start SOURCE DATA

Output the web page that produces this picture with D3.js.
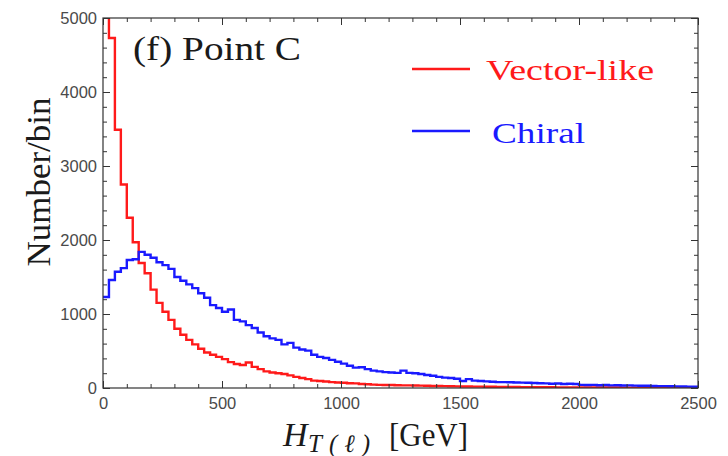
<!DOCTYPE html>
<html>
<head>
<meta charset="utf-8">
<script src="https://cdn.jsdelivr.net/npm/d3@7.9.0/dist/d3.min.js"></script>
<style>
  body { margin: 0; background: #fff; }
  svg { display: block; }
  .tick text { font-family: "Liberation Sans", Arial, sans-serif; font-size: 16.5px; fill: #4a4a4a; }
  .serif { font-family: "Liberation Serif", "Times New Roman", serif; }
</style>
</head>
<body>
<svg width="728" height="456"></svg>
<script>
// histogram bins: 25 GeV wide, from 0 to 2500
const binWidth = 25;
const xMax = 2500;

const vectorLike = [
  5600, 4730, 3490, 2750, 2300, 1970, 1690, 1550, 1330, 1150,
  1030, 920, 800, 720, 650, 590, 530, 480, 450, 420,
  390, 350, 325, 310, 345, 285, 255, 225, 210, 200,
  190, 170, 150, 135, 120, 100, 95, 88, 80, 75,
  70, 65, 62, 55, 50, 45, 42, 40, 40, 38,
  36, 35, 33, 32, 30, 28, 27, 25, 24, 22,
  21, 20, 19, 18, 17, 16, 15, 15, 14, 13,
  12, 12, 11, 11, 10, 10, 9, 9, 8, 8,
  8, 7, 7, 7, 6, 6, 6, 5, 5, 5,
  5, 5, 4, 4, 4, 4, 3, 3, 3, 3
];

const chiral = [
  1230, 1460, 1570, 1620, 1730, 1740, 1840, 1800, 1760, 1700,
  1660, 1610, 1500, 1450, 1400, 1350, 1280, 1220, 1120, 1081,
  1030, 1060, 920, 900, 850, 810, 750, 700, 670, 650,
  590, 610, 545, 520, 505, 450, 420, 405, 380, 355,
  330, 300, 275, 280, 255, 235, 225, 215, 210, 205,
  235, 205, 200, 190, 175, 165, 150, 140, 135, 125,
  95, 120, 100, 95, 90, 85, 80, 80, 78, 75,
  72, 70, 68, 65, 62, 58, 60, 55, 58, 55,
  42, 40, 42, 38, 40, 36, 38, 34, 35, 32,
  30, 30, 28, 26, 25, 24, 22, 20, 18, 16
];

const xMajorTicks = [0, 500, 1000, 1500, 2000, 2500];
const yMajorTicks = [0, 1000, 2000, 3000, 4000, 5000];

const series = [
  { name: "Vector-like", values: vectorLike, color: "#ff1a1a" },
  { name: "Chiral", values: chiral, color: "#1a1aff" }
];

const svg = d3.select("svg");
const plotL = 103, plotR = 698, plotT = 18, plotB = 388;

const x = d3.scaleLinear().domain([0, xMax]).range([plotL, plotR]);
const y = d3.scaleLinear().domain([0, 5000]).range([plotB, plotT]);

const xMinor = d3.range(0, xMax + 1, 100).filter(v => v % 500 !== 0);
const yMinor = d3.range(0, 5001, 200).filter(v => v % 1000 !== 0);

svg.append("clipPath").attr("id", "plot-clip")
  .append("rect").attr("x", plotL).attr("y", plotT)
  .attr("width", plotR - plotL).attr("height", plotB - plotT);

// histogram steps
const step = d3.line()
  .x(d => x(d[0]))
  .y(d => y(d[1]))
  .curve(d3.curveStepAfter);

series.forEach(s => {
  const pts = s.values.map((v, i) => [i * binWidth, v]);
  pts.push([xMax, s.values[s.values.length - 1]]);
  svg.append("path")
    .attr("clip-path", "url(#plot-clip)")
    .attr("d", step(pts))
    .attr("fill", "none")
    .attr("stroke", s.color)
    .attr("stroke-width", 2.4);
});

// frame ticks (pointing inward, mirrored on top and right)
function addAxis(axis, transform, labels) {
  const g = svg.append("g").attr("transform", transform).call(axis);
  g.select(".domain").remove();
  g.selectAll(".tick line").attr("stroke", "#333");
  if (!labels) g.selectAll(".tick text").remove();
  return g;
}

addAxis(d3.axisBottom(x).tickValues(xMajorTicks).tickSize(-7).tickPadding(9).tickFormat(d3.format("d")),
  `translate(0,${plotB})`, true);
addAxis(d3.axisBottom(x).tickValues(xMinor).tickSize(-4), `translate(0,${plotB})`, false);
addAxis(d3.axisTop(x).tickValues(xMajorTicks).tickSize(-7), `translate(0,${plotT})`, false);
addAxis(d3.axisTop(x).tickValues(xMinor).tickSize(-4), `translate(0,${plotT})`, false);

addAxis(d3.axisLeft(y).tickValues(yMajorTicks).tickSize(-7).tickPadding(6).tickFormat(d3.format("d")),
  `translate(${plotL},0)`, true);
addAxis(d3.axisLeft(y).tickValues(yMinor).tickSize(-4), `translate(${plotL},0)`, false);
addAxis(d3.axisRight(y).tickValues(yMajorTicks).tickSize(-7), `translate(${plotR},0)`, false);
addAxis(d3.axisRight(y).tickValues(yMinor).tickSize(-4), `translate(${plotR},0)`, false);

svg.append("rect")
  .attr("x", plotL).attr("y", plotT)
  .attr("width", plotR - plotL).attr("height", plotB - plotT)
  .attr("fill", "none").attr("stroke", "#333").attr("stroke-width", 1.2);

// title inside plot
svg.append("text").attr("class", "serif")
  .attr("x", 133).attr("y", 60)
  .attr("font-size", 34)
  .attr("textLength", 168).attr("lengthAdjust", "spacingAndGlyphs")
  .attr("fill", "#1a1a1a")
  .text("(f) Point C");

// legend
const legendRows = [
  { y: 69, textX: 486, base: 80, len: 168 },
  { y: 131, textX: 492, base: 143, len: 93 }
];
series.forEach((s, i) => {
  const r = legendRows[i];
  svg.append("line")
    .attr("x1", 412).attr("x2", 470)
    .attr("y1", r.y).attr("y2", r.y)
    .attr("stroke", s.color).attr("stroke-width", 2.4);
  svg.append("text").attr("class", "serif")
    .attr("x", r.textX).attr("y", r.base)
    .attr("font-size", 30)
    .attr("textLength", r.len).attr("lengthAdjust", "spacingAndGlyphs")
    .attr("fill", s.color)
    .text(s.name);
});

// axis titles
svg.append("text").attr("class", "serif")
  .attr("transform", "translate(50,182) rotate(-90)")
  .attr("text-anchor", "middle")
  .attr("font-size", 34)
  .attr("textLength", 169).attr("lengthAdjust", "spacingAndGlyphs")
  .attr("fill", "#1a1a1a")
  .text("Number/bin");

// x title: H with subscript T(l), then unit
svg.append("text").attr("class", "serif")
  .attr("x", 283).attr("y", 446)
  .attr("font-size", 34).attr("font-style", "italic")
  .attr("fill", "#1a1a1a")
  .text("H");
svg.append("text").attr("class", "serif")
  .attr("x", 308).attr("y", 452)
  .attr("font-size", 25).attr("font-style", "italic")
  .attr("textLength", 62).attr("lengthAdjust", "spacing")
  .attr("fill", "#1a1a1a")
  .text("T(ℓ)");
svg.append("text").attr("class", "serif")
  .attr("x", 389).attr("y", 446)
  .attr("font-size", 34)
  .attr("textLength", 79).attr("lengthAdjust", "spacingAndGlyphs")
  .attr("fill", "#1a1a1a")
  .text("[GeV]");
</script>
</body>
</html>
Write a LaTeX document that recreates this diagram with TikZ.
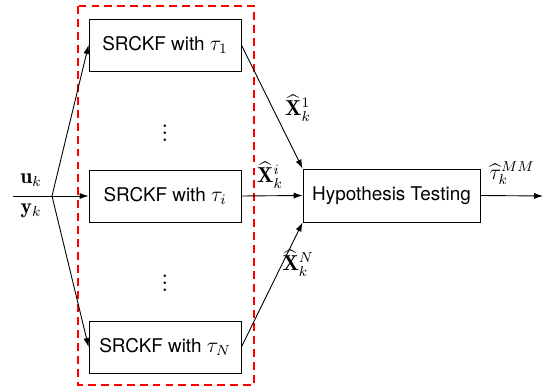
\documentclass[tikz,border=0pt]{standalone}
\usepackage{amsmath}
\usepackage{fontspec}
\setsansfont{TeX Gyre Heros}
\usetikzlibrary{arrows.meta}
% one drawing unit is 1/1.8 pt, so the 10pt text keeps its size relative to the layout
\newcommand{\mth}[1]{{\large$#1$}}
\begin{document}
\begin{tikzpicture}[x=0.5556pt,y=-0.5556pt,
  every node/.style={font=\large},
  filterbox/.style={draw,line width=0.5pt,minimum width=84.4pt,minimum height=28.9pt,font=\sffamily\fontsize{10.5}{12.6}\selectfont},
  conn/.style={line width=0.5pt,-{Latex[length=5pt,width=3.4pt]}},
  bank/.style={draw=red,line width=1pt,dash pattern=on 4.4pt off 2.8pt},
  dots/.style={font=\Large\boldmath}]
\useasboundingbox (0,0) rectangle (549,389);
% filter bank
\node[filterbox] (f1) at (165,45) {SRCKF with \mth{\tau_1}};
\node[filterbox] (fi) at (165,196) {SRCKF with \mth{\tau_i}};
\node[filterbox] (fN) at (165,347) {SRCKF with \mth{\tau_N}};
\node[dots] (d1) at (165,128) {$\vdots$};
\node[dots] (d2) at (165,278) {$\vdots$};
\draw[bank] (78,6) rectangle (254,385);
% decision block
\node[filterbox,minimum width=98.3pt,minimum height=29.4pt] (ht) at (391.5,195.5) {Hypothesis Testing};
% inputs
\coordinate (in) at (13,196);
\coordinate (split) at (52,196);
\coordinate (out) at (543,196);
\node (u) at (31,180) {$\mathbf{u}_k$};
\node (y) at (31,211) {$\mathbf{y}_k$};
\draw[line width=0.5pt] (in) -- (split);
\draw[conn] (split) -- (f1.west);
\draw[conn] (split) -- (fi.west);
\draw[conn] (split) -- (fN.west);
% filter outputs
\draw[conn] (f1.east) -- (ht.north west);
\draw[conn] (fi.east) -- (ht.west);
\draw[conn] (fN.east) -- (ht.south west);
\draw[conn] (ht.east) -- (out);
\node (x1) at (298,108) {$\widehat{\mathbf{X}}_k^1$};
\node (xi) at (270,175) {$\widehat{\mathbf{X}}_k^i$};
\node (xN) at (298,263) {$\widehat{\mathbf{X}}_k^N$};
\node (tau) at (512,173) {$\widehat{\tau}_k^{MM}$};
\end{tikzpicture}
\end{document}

end SOURCE DATA

→ EXERCISE DETAILS:
Where a line above contains the word "with", copy that line.

→ TASK OUTPUT:
Output the web page that produces this picture with D3.js.
// x title: H with subscript T(l), then unit
Write a LaTeX document that recreates this diagram with TikZ.
\node[filterbox] (f1) at (165,45) {SRCKF with \mth{\tau_1}};
\node[filterbox] (fi) at (165,196) {SRCKF with \mth{\tau_i}};
\node[filterbox] (fN) at (165,347) {SRCKF with \mth{\tau_N}};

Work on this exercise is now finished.